Quelles sont les différences de travail que vous avez déjà constatées par rapport à votre aventure chez Quick-Step ?
Je ne suis pas là pour comparer. J’étais très heureux là-bas et aujourd’hui je suis là et c’est super. Tout est nouveau : le staff, les coéquipiers, le matériel et j’adore ça. Le staff travaille très dur pour nous permettre de préparer au mieux la saison, c’est aussi la raison pour laquelle je suis là. Je me sens bien. Tout est différent de Quick-Step mais je ne veux pas comparer. C’était le bon moment pour partir. J’ai eu beaucoup d’émotions et j’avais l’impression qu’il était temps de vivre quelque chose de nouveau.

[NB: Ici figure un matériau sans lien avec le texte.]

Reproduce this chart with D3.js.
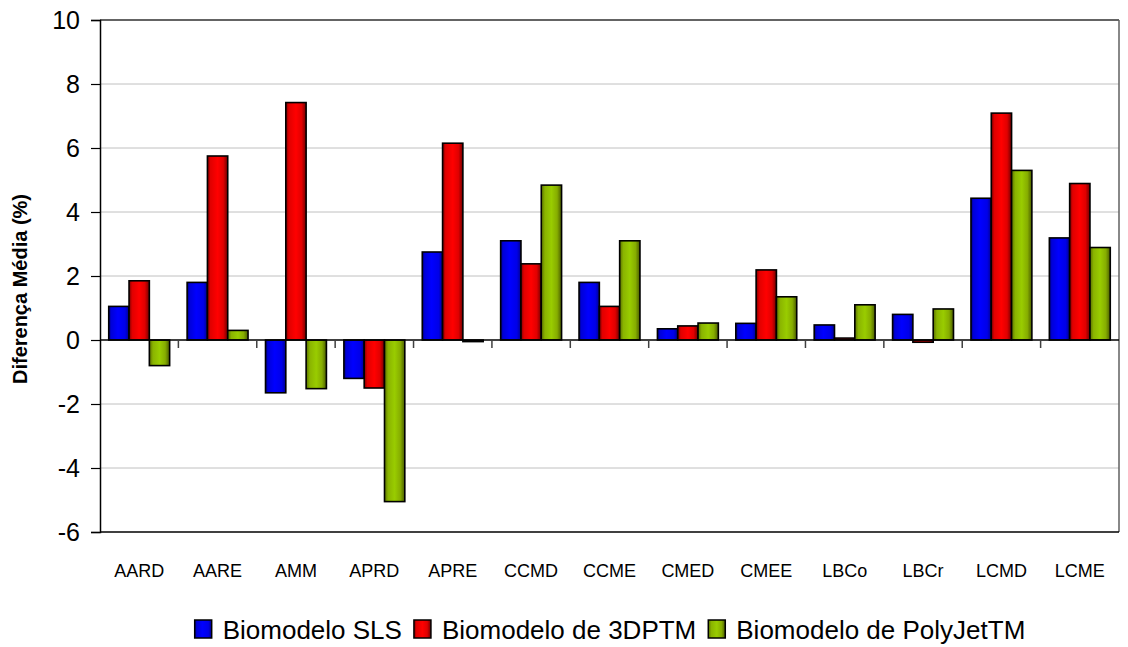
<!DOCTYPE html>
<html>
<head>
<meta charset="utf-8">
<script src="https://cdn.jsdelivr.net/npm/d3@7"></script>
<style>
  html, body { margin: 0; padding: 0; background: #fff; }
  svg { display: block; font-family: "Liberation Sans", Arial, sans-serif; }
</style>
</head>
<body>
<svg id="chart" width="1128" height="647"></svg>
<script>
// Mean difference (%) per anatomical measurement, for each biomodel technology
const categories = ["AARD", "AARE", "AMM", "APRD", "APRE", "CCMD", "CCME", "CMED", "CMEE", "LBCo", "LBCr", "LCMD", "LCME"];
const seriesNames = ["Biomodelo SLS", "Biomodelo de 3DPTM", "Biomodelo de PolyJetTM"];
const slsValues      = [1.05, 1.8, -1.65, -1.2, 2.75, 3.1, 1.8, 0.35, 0.52, 0.47, 0.8, 4.43, 3.19];
const threeDPValues  = [1.85, 5.75, 7.42, -1.5, 6.15, 2.38, 1.05, 0.44, 2.19, 0.06, -0.07, 7.09, 4.89];
const polyJetValues  = [-0.8, 0.3, -1.52, -5.05, -0.05, 4.84, 3.1, 0.53, 1.35, 1.1, 0.97, 5.3, 2.89];
const yTicks = [-6, -4, -2, 0, 2, 4, 6, 8, 10];

const series = [slsValues, threeDPValues, polyJetValues];
const gradients = [
  { id: "gBlue",  stops: [["0%", "#00007a"], ["12%", "#0000d8"], ["45%", "#0000ff"], ["80%", "#0000e8"], ["100%", "#000090"]] },
  { id: "gRed",   stops: [["0%", "#7a0000"], ["15%", "#e00000"], ["50%", "#ff0000"], ["78%", "#e00000"], ["100%", "#700000"]] },
  { id: "gGreen", stops: [["0%", "#5a7000"], ["18%", "#8ab400"], ["50%", "#99cc00"], ["78%", "#86ad00"], ["100%", "#4a5c00"]] }
];

const svg = d3.select("#chart");
const plotLeft = 100, plotRight = 1119, plotTop = 20, plotBottom = 532;

const defs = svg.append("defs");
gradients.forEach(g => {
  const lg = defs.append("linearGradient").attr("id", g.id)
    .attr("x1", "0").attr("x2", "1").attr("y1", "0").attr("y2", "0");
  g.stops.forEach(s => lg.append("stop").attr("offset", s[0]).attr("stop-color", s[1]));
});

const x = d3.scaleBand().domain(categories).range([plotLeft, plotRight]).paddingInner(0).paddingOuter(0);
const xs = d3.scaleBand().domain(d3.range(series.length)).range([0, x.bandwidth()]).paddingInner(0).paddingOuter(0.43);
const y = d3.scaleLinear().domain([-6, 10]).range([plotBottom, plotTop]);

// gridlines
svg.append("g").selectAll("line")
  .data(yTicks.filter(t => t !== 0 && t !== -6 && t !== 10))
  .join("line")
  .attr("x1", plotLeft).attr("x2", plotRight)
  .attr("y1", d => y(d)).attr("y2", d => y(d))
  .attr("stroke", "#c0c0c0").attr("stroke-width", 1);

// frame: top, right and bottom
svg.append("line").attr("x1", plotLeft).attr("x2", plotRight).attr("y1", y(10)).attr("y2", y(10))
  .attr("stroke", "#303030").attr("stroke-width", 1.5);
svg.append("line").attr("x1", plotRight).attr("x2", plotRight).attr("y1", y(10)).attr("y2", y(-6))
  .attr("stroke", "#606060").attr("stroke-width", 1.5);
svg.append("line").attr("x1", plotLeft).attr("x2", plotRight).attr("y1", y(-6)).attr("y2", y(-6))
  .attr("stroke", "#000").attr("stroke-width", 1.5);

// bars
const groups = svg.append("g").selectAll("g")
  .data(categories)
  .join("g")
  .attr("transform", d => `translate(${x(d)},0)`);

groups.selectAll("rect")
  .data((c, i) => series.map((s, k) => ({ k, v: s[i] })))
  .join("rect")
  .attr("x", d => xs(d.k))
  .attr("width", xs.bandwidth())
  .attr("y", d => y(Math.max(0, d.v)))
  .attr("height", d => Math.abs(y(d.v) - y(0)))
  .attr("fill", d => `url(#${gradients[d.k].id})`)
  .attr("stroke", "#000")
  .attr("stroke-width", 1.6);

// zero line with category ticks
svg.append("line").attr("x1", plotLeft).attr("x2", plotRight).attr("y1", y(0)).attr("y2", y(0))
  .attr("stroke", "#000").attr("stroke-width", 1.5);
svg.append("g").selectAll("line")
  .data(d3.range(1, categories.length))
  .join("line")
  .attr("x1", i => plotLeft + i * x.step()).attr("x2", i => plotLeft + i * x.step())
  .attr("y1", y(0)).attr("y2", y(0) + 8)
  .attr("stroke", "#404040").attr("stroke-width", 1.5);

// category labels
svg.append("g").selectAll("text")
  .data(categories)
  .join("text")
  .attr("x", d => x(d) + x.bandwidth() / 2)
  .attr("y", 577)
  .attr("text-anchor", "middle")
  .attr("font-size", 18)
  .attr("fill", "#000")
  .text(d => d);

// y axis
const yAxis = svg.append("g")
  .attr("transform", `translate(${plotLeft},0)`)
  .call(d3.axisLeft(y).tickValues(yTicks).tickSize(9).tickPadding(11).tickFormat(d => String(d)));
yAxis.select(".domain").attr("stroke", "#000").attr("stroke-width", 1.5);
yAxis.selectAll(".tick line").attr("stroke", "#000").attr("stroke-width", 1.2);
yAxis.selectAll(".tick text")
  .attr("font-size", 25)
  .attr("font-family", "'Liberation Sans', Arial, sans-serif")
  .attr("fill", "#000");

// y title
svg.append("text")
  .attr("transform", `translate(27,289) rotate(-90)`)
  .attr("text-anchor", "middle")
  .attr("font-size", 20)
  .attr("font-weight", "bold")
  .text("Diferença Média (%)");

// legend
const legend = svg.append("g");
let lx = 0;
seriesNames.forEach((name, k) => {
  const item = legend.append("g").attr("transform", `translate(${lx},0)`);
  item.append("rect").attr("x", 0).attr("y", -19).attr("width", 17).attr("height", 18)
    .attr("fill", `url(#${gradients[k].id})`).attr("stroke", "#000").attr("stroke-width", 1.5);
  const t = item.append("text").attr("x", 28).attr("y", 0).attr("font-size", 26).text(name);
  lx += 28 + t.node().getComputedTextLength() + 12;
});
const legendWidth = lx - 12;
legend.attr("transform", `translate(${610 - legendWidth / 2},639)`);
</script>
</body>
</html>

Et c’est un grand défi de faire partie d’une jeune équipe.
En 11 ans de cyclisme chez les pros, quel est pour vous le plus grand changement ?
Dans le peloton, il y a moins de place à la joie, au bonheur et à l’instinct. Tout est question de calculs et de données de puissance. Il y a des gars qui finissent la course en regardant leurs watts, leurs records, mais qui ne s’intéressent pas à la course, à ce qui s’est passé pendant la course. Pour moi, ce n’est pas ça le cyclisme.
Mais êtes-vous toujours heureux de courir ?
Le plus important pour moi c’est de rester moi-même. Beaucoup de choses ont changé, parfois pour le mieux, mais il faut évoluer avec son temps. Je ne suis pas en colère contre le cyclisme d’aujourd’hui, je l’apprécie simplement. Les données ont pris beaucoup d’importance, mais j’aime continuer à courir à l’instinct. Je ne regarde pas les données. Parfois oui, mais j’écoute beaucoup mon ressenti.
Vous sentez-vous plus sage qu’au début ?
Non mais plus les années passent, on sent que c’est plus dangereux et les coureurs prennent de plus en plus de risques. Je ne me sens pas en insécurité, mais c’est vrai qu’on prend trop de risques. Il y a beaucoup à faire en matière de sécurité. Nous voulons contribuer à rendre le cyclisme moins dangereux parce que nous voulons le meilleur pour notre sport. Il s’agit d’un problème énorme et nous ne pouvons pas le résoudre simplement par la discussion. J’espère que ça ira de mieux en mieux.
Cette aventure chez Tudor est-elle le dernier chapitre de votre carrière ?
Je n’y pense pas. Je reste concentré sur les saisons à venir. Je suis ici depuis 3 ans, ils me font confiance et veulent travailler avec moi. C’est un projet à long terme mais c’est sûr que j’aurai 35 ans à la fin de mon contrat. Je serai déjà heureux si je continue à bien performer à cet âge.